Ok, it took me 2 months but I did it. I finished. This book was relatively short (only 285 pages) but it was *DENSE* But I've made my way through. Almost nothing is taught of the partition of India and Pakistan, though it displaced TENS OF MILLIONS of people and erupted in horrible violence. It was just something I heard of as I listened to elders speak at gatherings - "how did your family cross?" is such a common question and I didn't quite understand the magnitude of it. I was grateful for the Partition storyline in Ms. Marvel (watch that show if you haven't!) but wanted to comprehensive understanding. This book is incredibly researched and lays it all out. At its core its a lesson of imperialism and colonial interventions ruin lives. England ruled the Raj for hundreds of years, decided it could no longer support empire after WWII, and then just left. But not before doing a few things to make things even worse - like have a guy in England, who had never been to the region before, draw the demarcation line. It went through villages, and homes. It didn't take anything practical into account. And then these people found themselves on opposite lines from family. The book also showed how the religious extremism of Hindu v Muslim has developed under the auspices of partition and has a direct line to things like Modi's extreme right stance and genocide of Muslims in India in present day. Snippets that stood out to me: 
"One in ten people in Pakistan was a refugee. Each country had to resettle, feed and house a group as large as the total population of Australia." "Foot columns sometimes 30–40,000 strong, created human caravans 45 miles long in places." Think of the scale of that!

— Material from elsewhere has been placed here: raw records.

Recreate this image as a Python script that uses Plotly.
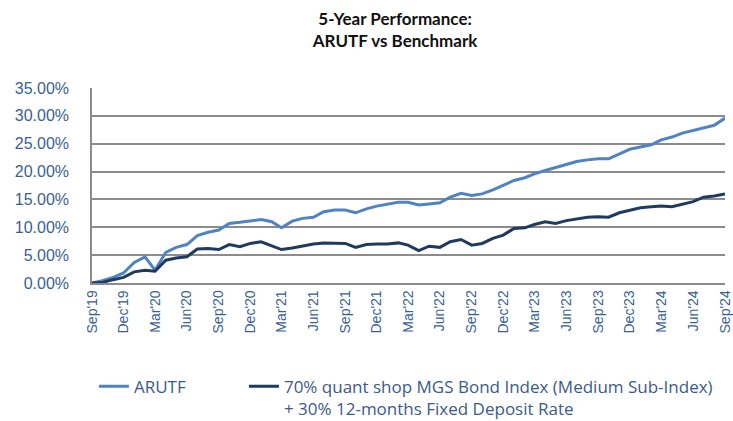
import plotly.graph_objects as go
import pandas as pd

months = pd.date_range("2019-09-01", "2024-09-01", freq="MS")

arutf = [0.0, 0.4, 1.0, 1.8, 3.7, 4.7, 2.3, 5.5, 6.4, 6.9, 8.5, 9.1,
         9.5, 10.7, 10.9, 11.1, 11.4, 11.0, 9.9, 11.1, 11.6, 11.8, 12.8, 13.1,
         13.1, 12.6, 13.3, 13.8, 14.1, 14.5, 14.5, 14.0, 14.2, 14.4, 15.4, 16.1,
         15.7, 16.0, 16.7, 17.6, 18.4, 18.9, 19.6, 20.2, 20.7, 21.2, 21.8, 22.1,
         22.3, 22.3, 23.2, 24.0, 24.4, 24.8, 25.7, 26.2, 26.9, 27.4, 27.9, 28.3,
         29.6]

benchmark = [0.0, 0.1, 0.6, 1.0, 2.0, 2.3, 2.1, 4.1, 4.5, 4.7, 6.1, 6.2,
             6.0, 6.9, 6.5, 7.1, 7.4, 6.6, 6.0, 6.3, 6.7, 7.0, 7.2, 7.2,
             7.1, 6.4, 6.9, 7.0, 7.0, 7.2, 6.8, 5.8, 6.6, 6.4, 7.4, 7.8,
             6.8, 7.1, 8.0, 8.6, 9.8, 9.9, 10.5, 11.0, 10.7, 11.2, 11.5, 11.8,
             11.9, 11.8, 12.6, 13.1, 13.5, 13.7, 13.8, 13.7, 14.2, 14.6, 15.4, 15.6,
             16.0]

tick_labels = ["Sep'19", "Dec'19", "Mar'20", "Jun'20", "Sep'20", "Dec'20", "Mar'21",
               "Jun'21", "Sep'21", "Dec'21", "Mar'22", "Jun'22", "Sep'22", "Dec'22",
               "Mar'23", "Jun'23", "Sep'23", "Dec'23", "Mar'24", "Jun'24", "Sep'24"]
tick_vals = list(months[::3])

y_ticks = [0, 5, 10, 15, 20, 25, 30, 35]

legend_font = dict(family="Open Sans, sans-serif", size=17, color="#3A5A8C")

fig = go.Figure()
fig.add_trace(go.Scatter(x=months, y=arutf, mode="lines", name="ARUTF",
                         line=dict(color="#4F83C4", width=3), legend="legend"))
fig.add_trace(go.Scatter(x=months, y=benchmark, mode="lines",
                         name="70% quant shop MGS Bond Index (Medium Sub-Index)<br>+ 30% 12-months Fixed Deposit Rate",
                         line=dict(color="#1F3A5F", width=3), legend="legend2"))

fig.update_layout(
    width=733, height=421,
    paper_bgcolor="white", plot_bgcolor="white",
    margin=dict(l=92, r=8, t=88, b=138, autoexpand=False),
    title=dict(text="<b>5-Year Performance:<br>ARUTF vs Benchmark</b>",
               x=0.539, xanchor="center", y=0.94, yanchor="top",
               font=dict(family="Lato, Roboto, sans-serif", size=17, color="#111111")),
    showlegend=True,
    legend=dict(x=0.003, xanchor="left", y=-0.44, yanchor="top",
                valign="top", font=legend_font, bgcolor="rgba(0,0,0,0)"),
    legend2=dict(x=0.24, xanchor="left", y=-0.44, yanchor="top",
                 valign="top", font=legend_font, bgcolor="rgba(0,0,0,0)"),
    xaxis=dict(tickvals=tick_vals, ticktext=tick_labels, tickangle=-90,
               range=[months[0], months[-1]],
               showgrid=False, showline=True, linecolor="#8C8C8C", linewidth=1.5,
               ticks="", tickfont=dict(family="Liberation Sans, Arial, sans-serif", size=14, color="#3A5F95")),
    yaxis=dict(range=[0, 35], tickvals=y_ticks, ticktext=[f"{v:.2f}%" for v in y_ticks],
               showgrid=True, gridcolor="#8C8C8C", gridwidth=1.5,
               showline=True, linecolor="#8C8C8C", linewidth=1.5, zeroline=False,
               ticks="", ticklabelstandoff=18,
               tickfont=dict(family="Liberation Sans, Arial, sans-serif", size=16, color="#3A5F95")),
)

fig.write_html("out.html", config={"displayModeBar": False},
               post_script="document.body.style.margin='0';")
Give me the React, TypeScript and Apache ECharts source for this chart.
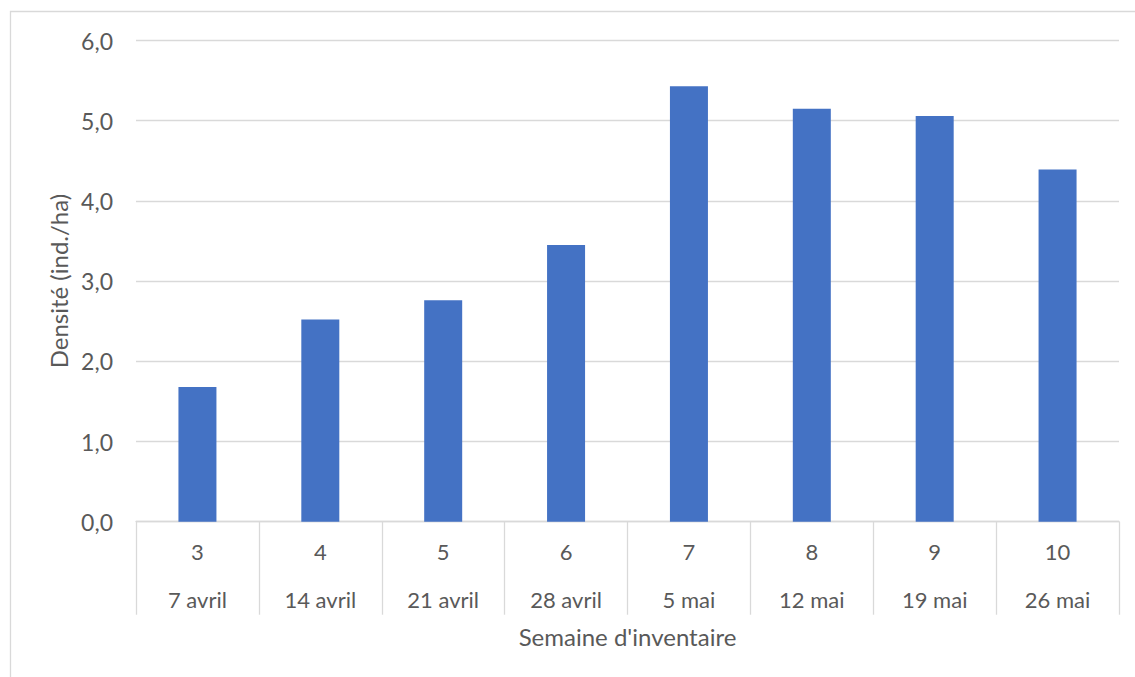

I was also floored to learn that they had not planned for a migration: "The plan had not made allowances for any potential mass population exchanges and the ensuing two-way movement of people caught both national leaderships unawares, pulling the rug out from under their feet and invalidating the safeguards that had been notionally built into the plan."

It all happened so quickly, and without planning, and people's lives were upended (in many many cases ruined or ended completely in the violence).